*Task requirements*.
Reproduce the listing exactly, with no pictures in your copy.

*Dataset*.
----------------

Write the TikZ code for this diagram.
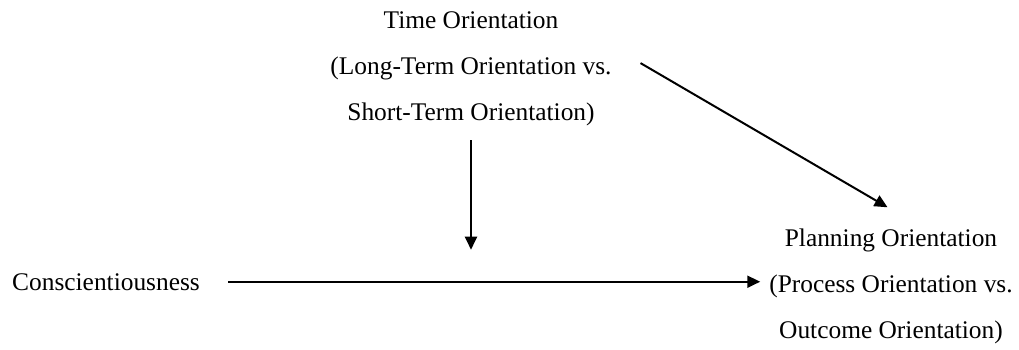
\documentclass[tikz,border=0pt]{standalone}
\usepackage{fontspec}
\setmainfont{Liberation Serif}
\usepackage{tikz}
\usetikzlibrary{arrows.meta,positioning,calc}

\begin{document}
\begin{tikzpicture}[
  x=0.5pt, y=-0.5pt,
  font=\fontsize{12.7pt}{23pt}\selectfont,
  concept/.style={align=center, anchor=base},
  arr/.style={-{Triangle[length=6.5pt, width=6pt]}, line width=1pt, draw=black}
]
\useasboundingbox (0,0) rectangle (1019,349);

% Moderator
\node[concept] (time) at (471,120)
   {Time Orientation\\(Long-Term Orientation vs.\\Short-Term Orientation)};

% Predictor and outcome
\node[concept] (consc) at (106,290) {Conscientiousness};
\node[concept] (plan) at (891,338)
   {Planning Orientation\\(Process Orientation vs.\\Outcome Orientation)};

% Arrows
\draw[arr, shorten <=10.7pt, shorten >=1pt] (consc.east) -- (consc.east -| plan.west);
\draw[arr, shorten <=4pt, shorten >=16pt] (time.south) -- (time.south |- consc.east);
\draw[arr, shorten <=12.7pt, shorten >=2pt] ([yshift=9pt]time.east) -- ([yshift=6pt]plan.north);

\end{tikzpicture}
\end{document}
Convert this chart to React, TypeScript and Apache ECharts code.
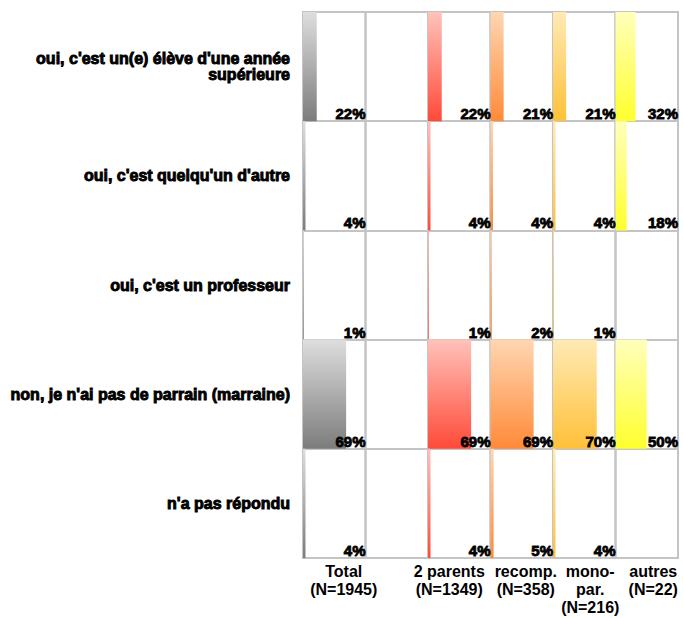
import React, { useEffect, useRef } from "react";
import * as echarts from "echarts";

const rowLabels = [
  "oui, c'est un(e) élève d'une année\nsupérieure",
  "oui, c'est quelqu'un d'autre",
  "oui, c'est un professeur",
  "non, je n'ai pas de parrain (marraine)",
  "n'a pas répondu",
];

const columnLabels = [
  "Total\n(N=1945)",
  "",
  "2 parents\n(N=1349)",
  "recomp.\n(N=358)",
  "mono-\npar.\n(N=216)",
  "autres\n(N=22)",
];

const totalValues = [22, 4, 1, 69, 4];
const blankValues: number[] = [];
const twoParentsValues = [22, 4, 1, 69, 4];
const recompValues = [21, 4, 2, 69, 5];
const monoParValues = [21, 4, 1, 70, 4];
const autresValues = [32, 18, 0, 50, 0];

const columnValues = [totalValues, blankValues, twoParentsValues, recompValues, monoParValues, autresValues];

const columnColors: (string[] | null)[] = [
  ["#dedede", "#7c7c7c"],
  null,
  ["#ffc2ba", "#ff4a38"],
  ["#ffd6b2", "#ff8a38"],
  ["#ffeab4", "#ffc038"],
  ["#ffffbc", "#ffff2e"],
];

// horizontal shift of each column caption relative to its panel centre (px)
const captionShift = [9.5, 0, -10, 4, 6, 6.5];

const FONT = "Liberation Sans, Arial, sans-serif";

export default function App() {
  const ref = useRef<HTMLDivElement>(null);

  useEffect(() => {
    if (!ref.current) return;
    const chart = echarts.init(ref.current, null, { renderer: "svg" });

    const panelLeft = 303;
    const panelWidth = 62.5;
    const top = 12;
    const height = 546;

    const grids: any[] = [];
    const xAxes: any[] = [];
    const yAxes: any[] = [];
    const series: any[] = [];

    columnLabels.forEach((col, i) => {
      const dx = captionShift[i];
      grids.push({
        left: panelLeft + i * panelWidth,
        width: panelWidth,
        top,
        height,
        show: true,
        borderColor: "#c4c4c4",
        borderWidth: 2,
        backgroundColor: "transparent",
        containLabel: false,
        outerBoundsMode: "none",
      });
      xAxes.push({
        gridIndex: i,
        type: "value",
        min: 0,
        max: 100,
        axisLine: { show: false },
        axisTick: { show: false },
        axisLabel: { show: false },
        splitLine: { show: false },
        name: col,
        nameLocation: "middle",
        nameGap: 4,
        nameTextStyle: {
          fontFamily: FONT,
          fontWeight: "bold",
          fontSize: 16,
          lineHeight: 18,
          color: "#000",
          verticalAlign: "top",
          align: "center",
          padding: dx >= 0 ? [0, 0, 0, 2 * dx] : [0, -2 * dx, 0, 0],
        },
      });
      yAxes.push({
        gridIndex: i,
        type: "category",
        inverse: true,
        data: rowLabels,
        axisLine: { show: false },
        axisTick: { show: false },
        splitLine: { show: true, lineStyle: { color: "#c4c4c4", width: 2 } },
        axisLabel: {
          show: i === 0,
          margin: 13,
          fontFamily: FONT,
          fontWeight: "bold",
          fontSize: 16,
          lineHeight: 16.5,
          color: "#000",
          textBorderColor: "#000",
          textBorderWidth: 0.9,
          align: "right",
        },
      });
      const vals = columnValues[i];
      const colors = columnColors[i];
      if (vals.length && colors) {
        series.push({
          type: "bar",
          xAxisIndex: i,
          yAxisIndex: i,
          data: vals,
          barWidth: "100%",
          barGap: "-100%",
          itemStyle: {
            color: new echarts.graphic.LinearGradient(0, 0, 0, 1, [
              { offset: 0, color: colors[0] },
              { offset: 1, color: colors[1] },
            ]),
          },
          silent: true,
          z: 2,
        });
        series.push({
          type: "bar",
          xAxisIndex: i,
          yAxisIndex: i,
          data: vals.map(() => 100),
          barWidth: "100%",
          barGap: "-100%",
          itemStyle: { color: "rgba(0,0,0,0)" },
          silent: true,
          z: 3,
          label: {
            show: true,
            position: "insideBottomRight",
            distance: 0,
            formatter: (p: any) => (vals[p.dataIndex] > 0 ? vals[p.dataIndex] + "%" : ""),
            fontFamily: FONT,
            fontWeight: "bold",
            fontSize: 15,
            color: "#000",
            textBorderColor: "#111",
            textBorderWidth: 0.9,
          },
        });
      }
    });

    chart.setOption({
      animation: false,
      backgroundColor: "#fff",
      grid: grids,
      xAxis: xAxes,
      yAxis: yAxes,
      series,
    });

    return () => chart.dispose();
  }, []);

  return (
    <div
      ref={ref}
      style={{ position: "fixed", left: 0, top: 0, width: 683, height: 618 }}
    />
  );
}
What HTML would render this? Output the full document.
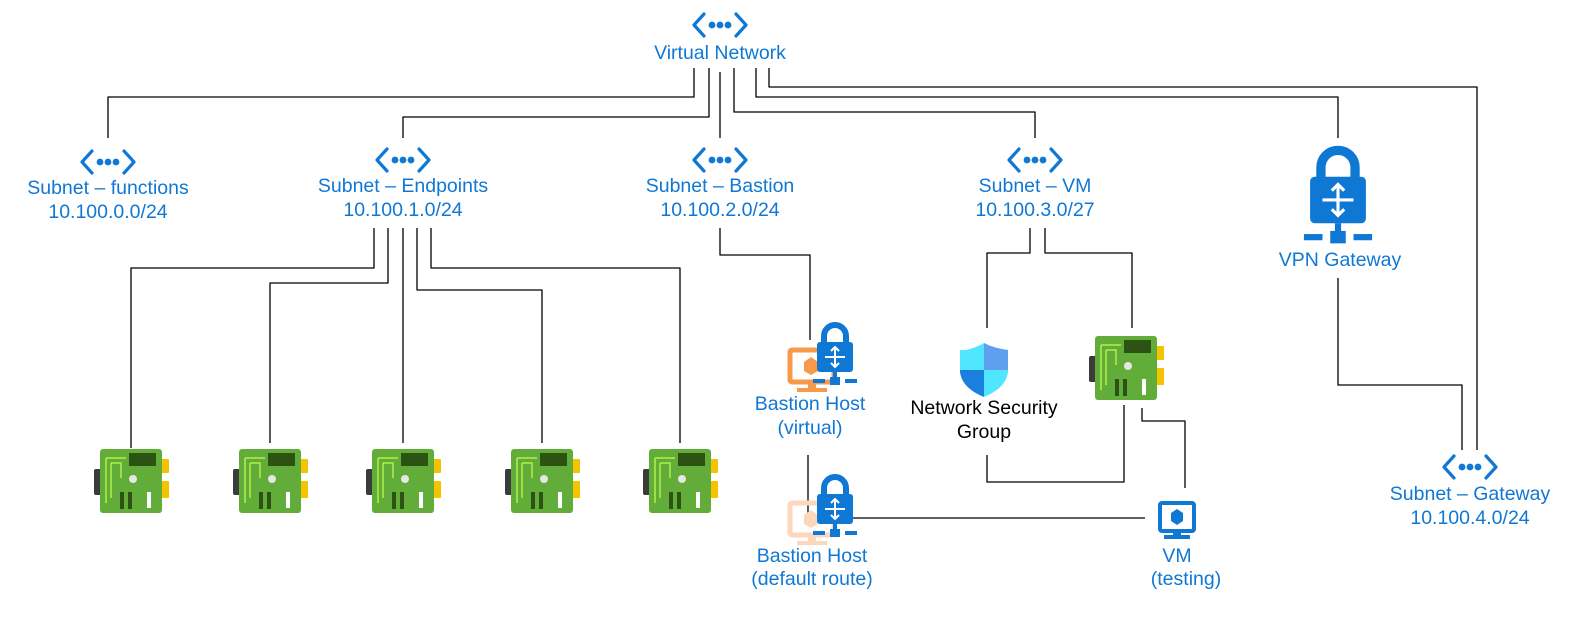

----------------

*Answer to the problem*.
Write the TikZ code for this diagram.
\documentclass[tikz,border=0pt]{standalone}
\usepackage{fontspec}
\setmainfont{Liberation Serif}
\usepackage{tikz}
\usetikzlibrary{arrows.meta,positioning,calc}

\begin{document}
\begin{tikzpicture}[
  x=0.5pt, y=-0.5pt,
  font=\fontsize{12.7pt}{23pt}\selectfont,
  concept/.style={align=center, anchor=base},
  arr/.style={-{Triangle[length=6.5pt, width=6pt]}, line width=1pt, draw=black}
]
\useasboundingbox (0,0) rectangle (1019,349);

% Moderator
\node[concept] (time) at (471,120)
   {Time Orientation\\(Long-Term Orientation vs.\\Short-Term Orientation)};

% Predictor and outcome
\node[concept] (consc) at (106,290) {Conscientiousness};
\node[concept] (plan) at (891,338)
   {Planning Orientation\\(Process Orientation vs.\\Outcome Orientation)};

% Arrows
\draw[arr, shorten <=10.7pt, shorten >=1pt] (consc.east) -- (consc.east -| plan.west);
\draw[arr, shorten <=4pt, shorten >=16pt] (time.south) -- (time.south |- consc.east);
\draw[arr, shorten <=12.7pt, shorten >=2pt] ([yshift=9pt]time.east) -- ([yshift=6pt]plan.north);

\end{tikzpicture}
\end{document}
Convert this chart to React, TypeScript and Apache ECharts code.
import React, { useEffect, useRef } from "react";
import * as echarts from "echarts";

const rowLabels = [
  "oui, c'est un(e) élève d'une année\nsupérieure",
  "oui, c'est quelqu'un d'autre",
  "oui, c'est un professeur",
  "non, je n'ai pas de parrain (marraine)",
  "n'a pas répondu",
];

const columnLabels = [
  "Total\n(N=1945)",
  "",
  "2 parents\n(N=1349)",
  "recomp.\n(N=358)",
  "mono-\npar.\n(N=216)",
  "autres\n(N=22)",
];

const totalValues = [22, 4, 1, 69, 4];
const blankValues: number[] = [];
const twoParentsValues = [22, 4, 1, 69, 4];
const recompValues = [21, 4, 2, 69, 5];
const monoParValues = [21, 4, 1, 70, 4];
const autresValues = [32, 18, 0, 50, 0];

const columnValues = [totalValues, blankValues, twoParentsValues, recompValues, monoParValues, autresValues];

const columnColors: (string[] | null)[] = [
  ["#dedede", "#7c7c7c"],
  null,
  ["#ffc2ba", "#ff4a38"],
  ["#ffd6b2", "#ff8a38"],
  ["#ffeab4", "#ffc038"],
  ["#ffffbc", "#ffff2e"],
];

// horizontal shift of each column caption relative to its panel centre (px)
const captionShift = [9.5, 0, -10, 4, 6, 6.5];

const FONT = "Liberation Sans, Arial, sans-serif";

export default function App() {
  const ref = useRef<HTMLDivElement>(null);

  useEffect(() => {
    if (!ref.current) return;
    const chart = echarts.init(ref.current, null, { renderer: "svg" });

    const panelLeft = 303;
    const panelWidth = 62.5;
    const top = 12;
    const height = 546;

    const grids: any[] = [];
    const xAxes: any[] = [];
    const yAxes: any[] = [];
    const series: any[] = [];

    columnLabels.forEach((col, i) => {
      const dx = captionShift[i];
      grids.push({
        left: panelLeft + i * panelWidth,
        width: panelWidth,
        top,
        height,
        show: true,
        borderColor: "#c4c4c4",
        borderWidth: 2,
        backgroundColor: "transparent",
        containLabel: false,
        outerBoundsMode: "none",
      });
      xAxes.push({
        gridIndex: i,
        type: "value",
        min: 0,
        max: 100,
        axisLine: { show: false },
        axisTick: { show: false },
        axisLabel: { show: false },
        splitLine: { show: false },
        name: col,
        nameLocation: "middle",
        nameGap: 4,
        nameTextStyle: {
          fontFamily: FONT,
          fontWeight: "bold",
          fontSize: 16,
          lineHeight: 18,
          color: "#000",
          verticalAlign: "top",
          align: "center",
          padding: dx >= 0 ? [0, 0, 0, 2 * dx] : [0, -2 * dx, 0, 0],
        },
      });
      yAxes.push({
        gridIndex: i,
        type: "category",
        inverse: true,
        data: rowLabels,
        axisLine: { show: false },
        axisTick: { show: false },
        splitLine: { show: true, lineStyle: { color: "#c4c4c4", width: 2 } },
        axisLabel: {
          show: i === 0,
          margin: 13,
          fontFamily: FONT,
          fontWeight: "bold",
          fontSize: 16,
          lineHeight: 16.5,
          color: "#000",
          textBorderColor: "#000",
          textBorderWidth: 0.9,
          align: "right",
        },
      });
      const vals = columnValues[i];
      const colors = columnColors[i];
      if (vals.length && colors) {
        series.push({
          type: "bar",
          xAxisIndex: i,
          yAxisIndex: i,
          data: vals,
          barWidth: "100%",
          barGap: "-100%",
          itemStyle: {
            color: new echarts.graphic.LinearGradient(0, 0, 0, 1, [
              { offset: 0, color: colors[0] },
              { offset: 1, color: colors[1] },
            ]),
          },
          silent: true,
          z: 2,
        });
        series.push({
          type: "bar",
          xAxisIndex: i,
          yAxisIndex: i,
          data: vals.map(() => 100),
          barWidth: "100%",
          barGap: "-100%",
          itemStyle: { color: "rgba(0,0,0,0)" },
          silent: true,
          z: 3,
          label: {
            show: true,
            position: "insideBottomRight",
            distance: 0,
            formatter: (p: any) => (vals[p.dataIndex] > 0 ? vals[p.dataIndex] + "%" : ""),
            fontFamily: FONT,
            fontWeight: "bold",
            fontSize: 15,
            color: "#000",
            textBorderColor: "#111",
            textBorderWidth: 0.9,
          },
        });
      }
    });

    chart.setOption({
      animation: false,
      backgroundColor: "#fff",
      grid: grids,
      xAxis: xAxes,
      yAxis: yAxes,
      series,
    });

    return () => chart.dispose();
  }, []);

  return (
    <div
      ref={ref}
      style={{ position: "fixed", left: 0, top: 0, width: 683, height: 618 }}
    />
  );
}
What HTML would render this? Output the full document.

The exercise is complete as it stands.